年頭の挨拶
2011年 年頭の挨拶
世間虚仮 唯佛是真
昨年は、人類初めての原発震災が、この日本で起こり、そして、放射能被害はいつまでも続くという、本当に大変な年でした。
また、私たち真宗門徒にとっては、全く同じ時期に宗祖親鸞聖人七五〇回御遠忌法要が挙行され、
一層深い慙愧を感じ、つくづく「世間虚仮 唯佛是真」という佛語が身にしみます。
これは、聖徳太子の言葉として伝わるもので、太子が四九才でなくなられた後、太子が往生した浄土を描いて作られ、
現在は、奈良の法隆寺に在る中宮寺に所蔵されている刺繍、『天寿国曼陀羅(てんじゅこくまんだら)』の銘文に在る言葉です。
親鸞聖人は聖徳太子をとても大事にされていますが、この言葉を受けて、
「火宅無常の世界は、よろづのこと、みなもつてそらごとたはごと、まことあることなきに、
ただ念仏のみぞまことにておはします」という言葉を『歎異抄』に残されています。
これらの言葉を、
「世間の出来事は、どうでもいいことで、ただお念仏さえ唱えていればよい」などと、
簡単に受け取ってしまったら、それは大変な間違いです。
「世間虚仮」とは、「世間で声高に喧伝されることは、その場限りの無責任なことばかりだ」という意味です。
今般の東日本大震災では、「想定外」「日本の原発は安全」「ただちに被害は無い」と、
戦前戦中に、皆を煽り立てた「鬼畜米英」と全く同じ質の言論が、「大本営発表」よろしく、
マスコミ、「知識人」から垂れ流されました。しかし、それこそが「人間の世界」なのです。

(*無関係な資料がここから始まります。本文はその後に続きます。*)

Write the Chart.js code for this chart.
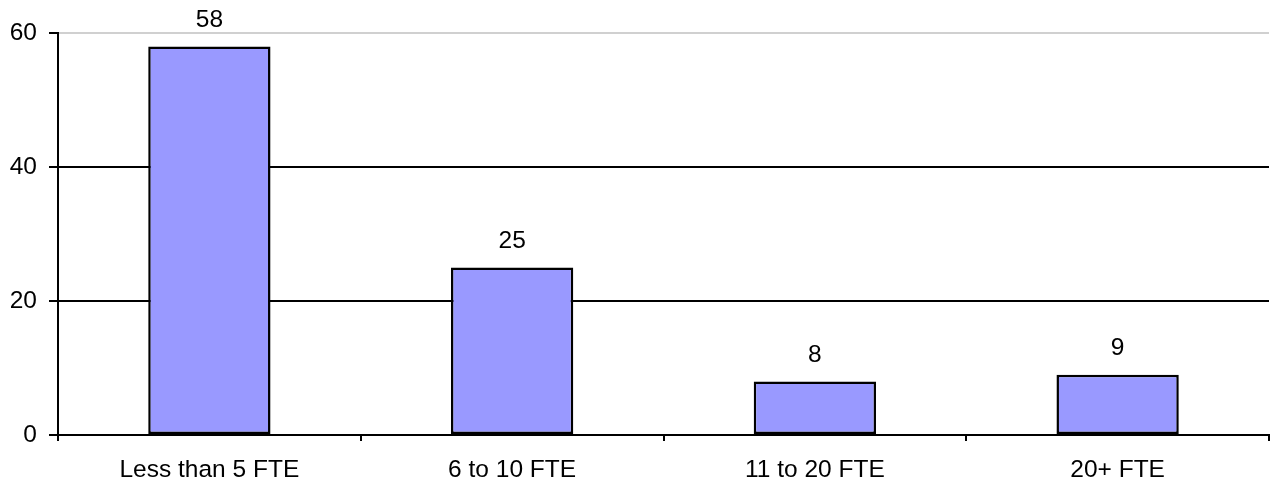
<!DOCTYPE html>
<html>
<head>
<meta charset="utf-8">
<script src="https://cdn.jsdelivr.net/npm/chart.js@4/dist/chart.umd.min.js"></script>
<style>
  html, body { margin: 0; padding: 0; background: #fff; }
  #wrap { width: 1270px; height: 485px; position: relative; }
</style>
</head>
<body>
<div id="wrap"><canvas id="c"></canvas></div>
<script>
// Staff size groups and number of respondents in each
const categories = ['Less than 5 FTE', '6 to 10 FTE', '11 to 20 FTE', '20+ FTE'];
const counts = [58, 25, 8, 9];
const yTicks = [0, 20, 40, 60];

const FONT = '"Liberation Sans", Arial, Helvetica, sans-serif';
const FONT_SIZE = 24.5;

// Writes each bar's value just above it
const valueLabels = {
  id: 'valueLabels',
  afterDatasetsDraw(chart) {
    const ctx = chart.ctx;
    const meta = chart.getDatasetMeta(0);
    ctx.save();
    ctx.font = FONT_SIZE + 'px ' + FONT;
    ctx.fillStyle = '#000';
    ctx.textAlign = 'center';
    ctx.textBaseline = 'middle';
    meta.data.forEach((bar, i) => {
      ctx.fillText(String(counts[i]), bar.x, bar.y - 26);
    });
    ctx.restore();
  }
};

new Chart(document.getElementById('c'), {
  type: 'bar',
  data: {
    labels: categories,
    datasets: [{
      data: counts,
      backgroundColor: '#9999FF',
      borderColor: '#000',
      borderWidth: 2.5,
      borderSkipped: false,
      categoryPercentage: 1,
      barPercentage: 0.404
    }]
  },
  options: {
    responsive: true,
    maintainAspectRatio: false,
    animation: false,
    layout: { padding: { top: 33, right: 1, left: 0, bottom: 0 } },
    plugins: { legend: { display: false }, tooltip: { enabled: false } },
    scales: {
      x: {
        grid: {
          offset: true,
          drawOnChartArea: false,
          color: '#000',
          tickLength: 6,
          lineWidth: 2
        },
        border: { color: '#000', width: 2 },
        ticks: { color: '#000', font: { family: FONT, size: FONT_SIZE }, padding: 15, maxRotation: 0 },
        afterFit(scale) { scale.height = 50; }
      },
      y: {
        min: 0,
        max: 60,
        afterBuildTicks(scale) { scale.ticks = yTicks.map(v => ({ value: v })); },
        grid: {
          color: ctx => (ctx.tick && ctx.tick.value === 60) ? '#d0d0d0' : '#000',
          tickColor: '#000',
          lineWidth: 2,
          tickLength: 9
        },
        border: { color: '#000', width: 2 },
        ticks: { color: '#000', font: { family: FONT, size: FONT_SIZE }, padding: 12 },
        afterFit(scale) { scale.width = 58; }
      }
    }
  },
  plugins: [valueLabels]
});
</script>
</body>
</html>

私たちは、虚仮なる世間に在ることを深く知って、だからこそ、
「唯佛是真=永遠無限の視点こそ真実なのだ」と、虚仮性を見破る目を
いただいて、虚仮世間をしっかりと歩んでいこうということなのです。
この惨禍から、天に昇る龍の如く、生まれ変わるべき春。
「愛でたい・大切にしたい」という本来の意味の
「あけましてお愛でとう」を言うべき新年です。